▸ What this task involves
Retype the data exactly, from its first line to the line containing "ax2.patch.set_visible(False); ax3.patch.set_visible(False)", including both, and skip any picture.

▸ Information provided

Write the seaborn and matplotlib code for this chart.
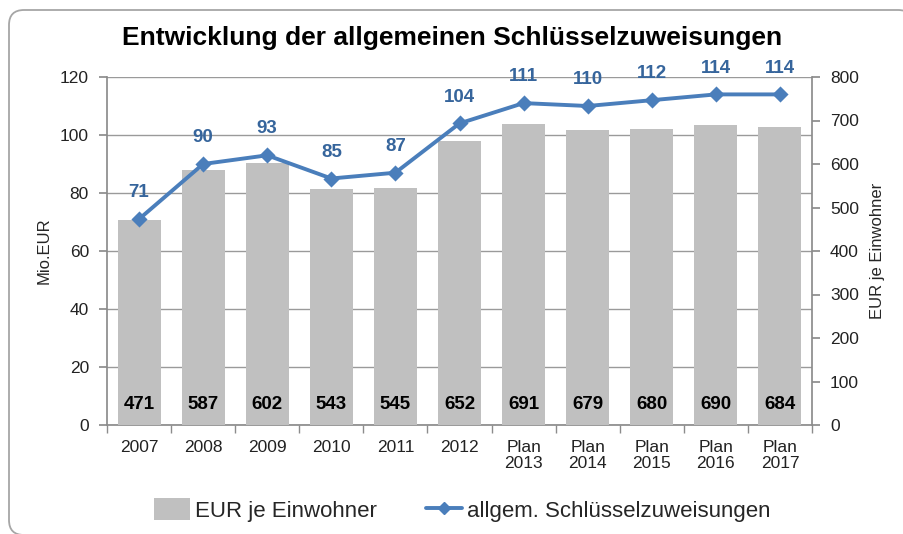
import matplotlib
matplotlib.use("Agg")
import matplotlib.pyplot as plt
from matplotlib.patches import Patch, PathPatch
from matplotlib.path import Path
from matplotlib.lines import Line2D
import seaborn as sns
import pandas as pd
import numpy as np

categories = ["2007", "2008", "2009", "2010", "2011", "2012",
              "Plan\n2013", "Plan\n2014", "Plan\n2015", "Plan\n2016", "Plan\n2017"]
eur_je_einwohner = [471, 587, 602, 543, 545, 652, 691, 679, 680, 690, 684]
schluesselzuweisungen = [71, 90, 93, 85, 87, 104, 111, 110, 112, 114, 114]
left_ticks = [0, 20, 40, 60, 80, 100, 120]
right_ticks = [0, 100, 200, 300, 400, 500, 600, 700, 800]

sns.set_theme(style="white")
plt.rcParams['font.family'] = ['Liberation Sans', 'DejaVu Sans']

df = pd.DataFrame({"cat": categories, "eur": eur_je_einwohner, "mio": schluesselzuweisungen})

BAR = "#C0C0C0"
LINE = "#4A7EBB"
LABEL = "#36659C"
AX = "#8C8C8C"

fig = plt.figure(figsize=(9.04, 5.34), dpi=100)
fig.patch.set_facecolor("white")

# frame (open rounded outline in pixel coords; y from bottom)
L, R, T, B, r = 9, 913, 524, -1, 15
verts = [(R, T - 40), (R, T - r), (R, T), (R - r, T),
         (L + r, T), (L, T), (L, T - r),
         (L, B + r), (L, B), (L + r, B)]
codes = [Path.MOVETO, Path.LINETO, Path.CURVE3, Path.CURVE3,
         Path.LINETO, Path.CURVE3, Path.CURVE3,
         Path.LINETO, Path.CURVE3, Path.CURVE3]
frame = PathPatch(Path(verts, codes), transform=None, fill=False,
                  edgecolor="#A6A6A6", linewidth=1.3)
fig.patches.append(frame)

rect = [107/904, 1-425/534, (812-107)/904, (425-77)/534]
ax = fig.add_axes(rect)          # left axis + grid
ax2 = ax.twinx()                 # bars (right axis)
ax3 = ax.twinx()                 # line (left scale)

ax.set_zorder(1); ax2.set_zorder(2); ax3.set_zorder(3)
ax2.patch.set_visible(False); ax3.patch.set_visible(False)

# grid on ax
ax.set_ylim(0, 120)
ax.set_yticks(left_ticks)
ax.yaxis.grid(True, color="#9A9A9A", linewidth=1)
ax.set_xlim(-0.5, 10.5)

# bars
sns.barplot(data=df, x="cat", y="eur", ax=ax2, color=BAR, width=0.67,
            saturation=1, edgecolor="none")
ax2.set_ylim(0, 800)
ax2.set_yticks(right_ticks)
ax2.set_xlim(-0.5, 10.5)
for i, v in enumerate(eur_je_einwohner):
    ax2.annotate(f"{v}", xy=(i, 0), xytext=(0, 14.5), textcoords="offset points",
                 ha="center", va="center", fontsize=13.5, fontweight="bold", color="black")

# line
sns.pointplot(data=df, x="cat", y="mio", ax=ax3, color=LINE, markers="D",
              markersize=6, linewidth=2.8)
ax3.set_ylim(0, 120)
ax3.set_xlim(-0.5, 10.5)
for i, v in enumerate(schluesselzuweisungen):
    ax3.annotate(f"{v}", xy=(i, v), xytext=(0, 19), textcoords="offset points",
                 ha="center", va="center", fontsize=13.5, fontweight="bold", color=LABEL)

# axis styling
for a in (ax, ax2, ax3):
    for s in a.spines.values():
        s.set_visible(False)
ax.spines["left"].set_visible(True)
ax.spines["left"].set_color(AX)
ax.spines["bottom"].set_visible(True)
ax.spines["bottom"].set_color(AX)
ax2.spines["right"].set_visible(True)
ax2.spines["right"].set_color(AX)

ax.tick_params(axis="y", left=True, length=6, color=AX, labelsize=12.5, pad=7, labelcolor="#222222")
ax2.tick_params(axis="y", right=True, length=6, color=AX, labelsize=12.5, pad=7, labelcolor="#222222")
ax3.set_yticks([]); ax3.set_ylabel("")
ax3.set_xticks([]); ax3.set_xlabel("")
ax2.set_xticks([]); ax2.set_xlabel("")
ax2.set_ylabel("")

ax.set_xticks(range(len(categories)))
ax.set_xticklabels(categories, fontsize=12.5, color="#222222", linespacing=1.1)
ax.set_xticks(np.arange(-0.5, len(categories), 1.0), minor=True)
ax.tick_params(axis="x", which="major", length=0, pad=11)
ax.tick_params(axis="x", which="minor", bottom=True, length=6, color=AX)

ax.set_ylabel("Mio.EUR", fontsize=12, labelpad=6)
ax2.set_ylabel("EUR je Einwohner", fontsize=12, labelpad=8, rotation=90)

fig.text(0.5, 1-38/534, "Entwicklung der allgemeinen Schlüsselzuweisungen",
         ha="center", va="center", fontsize=19, fontweight="bold", color="black")

handles = [Patch(facecolor=BAR, edgecolor="none"),
           Line2D([0], [0], color=LINE, linewidth=2.8, marker="D", markersize=6)]
fig.legend(handles, ["EUR je Einwohner", "allgem. Schlüsselzuweisungen"],
           loc="center", bbox_to_anchor=(0.511, 1-510/534), ncol=2, frameon=False,
           fontsize=16, handlelength=1.65, handleheight=1.1, columnspacing=2.2,
           handletextpad=0.2)

fig.savefig("out.png", dpi=100, facecolor="white")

▸ Answer to this task
Write the seaborn and matplotlib code for this chart.
import matplotlib
matplotlib.use("Agg")
import matplotlib.pyplot as plt
from matplotlib.patches import Patch, PathPatch
from matplotlib.path import Path
from matplotlib.lines import Line2D
import seaborn as sns
import pandas as pd
import numpy as np

categories = ["2007", "2008", "2009", "2010", "2011", "2012",
              "Plan\n2013", "Plan\n2014", "Plan\n2015", "Plan\n2016", "Plan\n2017"]
eur_je_einwohner = [471, 587, 602, 543, 545, 652, 691, 679, 680, 690, 684]
schluesselzuweisungen = [71, 90, 93, 85, 87, 104, 111, 110, 112, 114, 114]
left_ticks = [0, 20, 40, 60, 80, 100, 120]
right_ticks = [0, 100, 200, 300, 400, 500, 600, 700, 800]

sns.set_theme(style="white")
plt.rcParams['font.family'] = ['Liberation Sans', 'DejaVu Sans']

df = pd.DataFrame({"cat": categories, "eur": eur_je_einwohner, "mio": schluesselzuweisungen})

BAR = "#C0C0C0"
LINE = "#4A7EBB"
LABEL = "#36659C"
AX = "#8C8C8C"

fig = plt.figure(figsize=(9.04, 5.34), dpi=100)
fig.patch.set_facecolor("white")

# frame (open rounded outline in pixel coords; y from bottom)
L, R, T, B, r = 9, 913, 524, -1, 15
verts = [(R, T - 40), (R, T - r), (R, T), (R - r, T),
         (L + r, T), (L, T), (L, T - r),
         (L, B + r), (L, B), (L + r, B)]
codes = [Path.MOVETO, Path.LINETO, Path.CURVE3, Path.CURVE3,
         Path.LINETO, Path.CURVE3, Path.CURVE3,
         Path.LINETO, Path.CURVE3, Path.CURVE3]
frame = PathPatch(Path(verts, codes), transform=None, fill=False,
                  edgecolor="#A6A6A6", linewidth=1.3)
fig.patches.append(frame)

rect = [107/904, 1-425/534, (812-107)/904, (425-77)/534]
ax = fig.add_axes(rect)          # left axis + grid
ax2 = ax.twinx()                 # bars (right axis)
ax3 = ax.twinx()                 # line (left scale)

ax.set_zorder(1); ax2.set_zorder(2); ax3.set_zorder(3)
ax2.patch.set_visible(False); ax3.patch.set_visible(False)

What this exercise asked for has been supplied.